Perhaps the most interesting part of the report was CBO’s explanation for why premiums are lower than expected:
A crucial factor in the current revision was an analysis of the characteristics of plans offered through the exchanges in 2014. Previously, CBO and JCT had expected that those plans’ characteristics would closely resemble the characteristics of employment-based plans throughout the projection period. However, the plans being offered through the exchanges this year appear to have, in general, lower payment rates for providers, narrower networks of providers, and tighter management of their subscribers’ use of health care than employment-based plans do.
To translate that, the plans on the marketplaces are cheaper because they limit beneficiaries to fewer doctors and hospitals, while controlling their access to treatments and medications. Insurers have used the techniques for a long time, going back at least to the 1980s. That’s “managed care.” But insurers appear to be using them much more aggressively in the new marketplace plans, on the theory that most people will pick policies based on price rather than access. The change has not gone over well with many people, particularly those whose old policies lacked such restrictions. And in at least a few cases, these restrictions are bound to create real hardship for people with serious medical problems who need access to particular medications or specialists.

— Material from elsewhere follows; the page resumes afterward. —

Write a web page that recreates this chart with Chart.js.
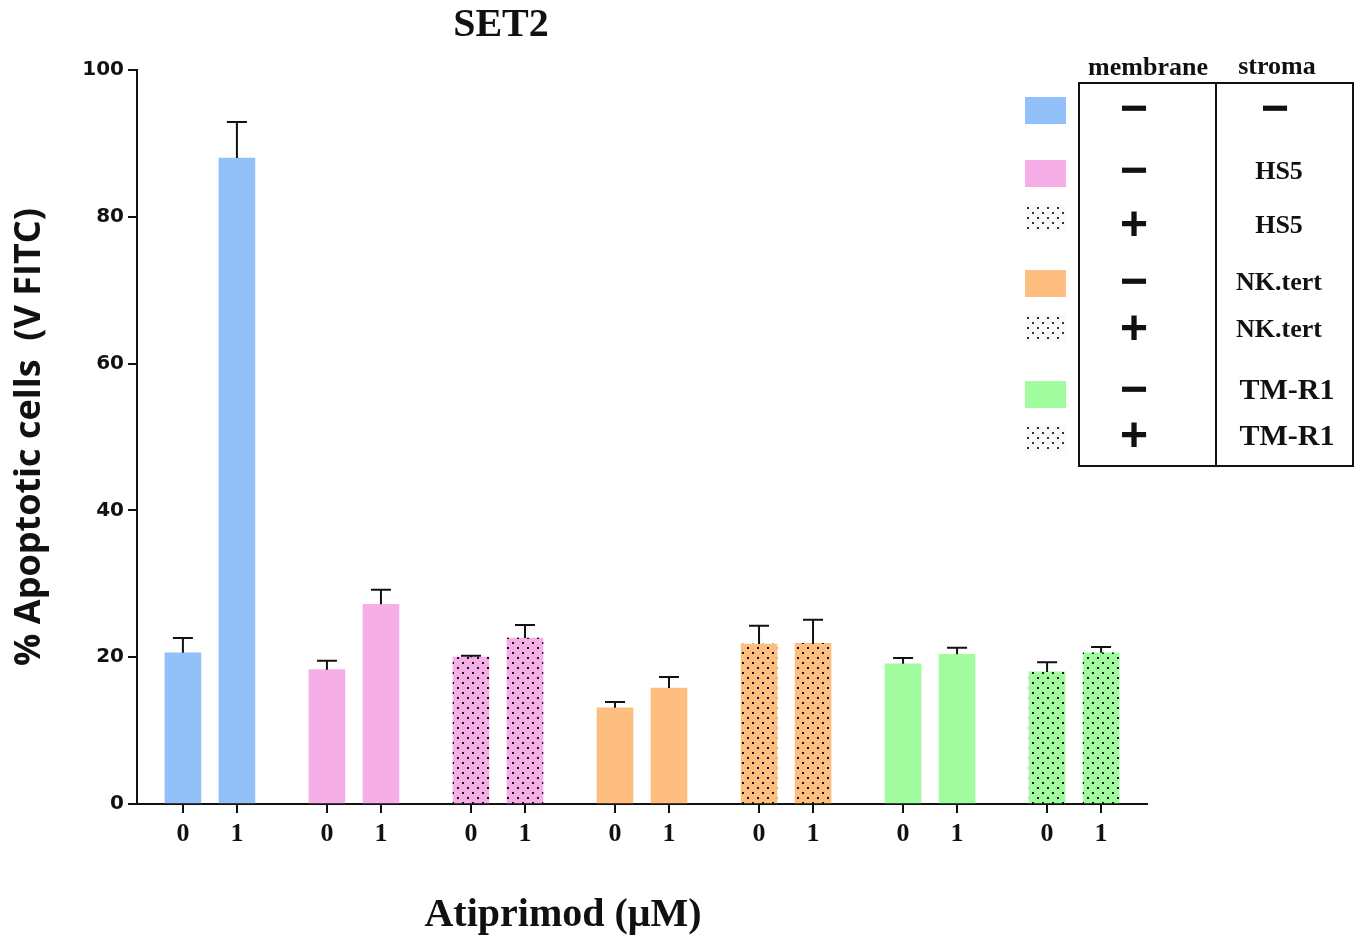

On the other hand, there’s ample evidence that doctors and hospitals routinely overcharge—and, absent price controls, these are the most effective techniques that insurers have for bargaining down prices. In the best of all worlds, insurers would manage care the way innovative group practice organizations, like Intermountain in Utah and the Cleveland Clinic, do. The key, as always, is finding a balance. The Administration recently announced it’d be scrutinizing insurers to make sure their networks of providers are adequate, as the law dictates. It’s also possible that, over time, insurers themselves will loosen controls in order to please customers who want it. CBO, in its report, says it expects that to happen—that, one way or another, insurers will expand networks and relax their management—but not so much that it will cause the law’s cost to skyrocket.
"We have to remember," says Levitt, "that as sophisticated as CBO’s projections are, they are ultimately still relying on a crystal ball and the future is always uncertain." That's good advice. This latest report from CBO is a hint that the law is working out pretty well, but it's still only a hint.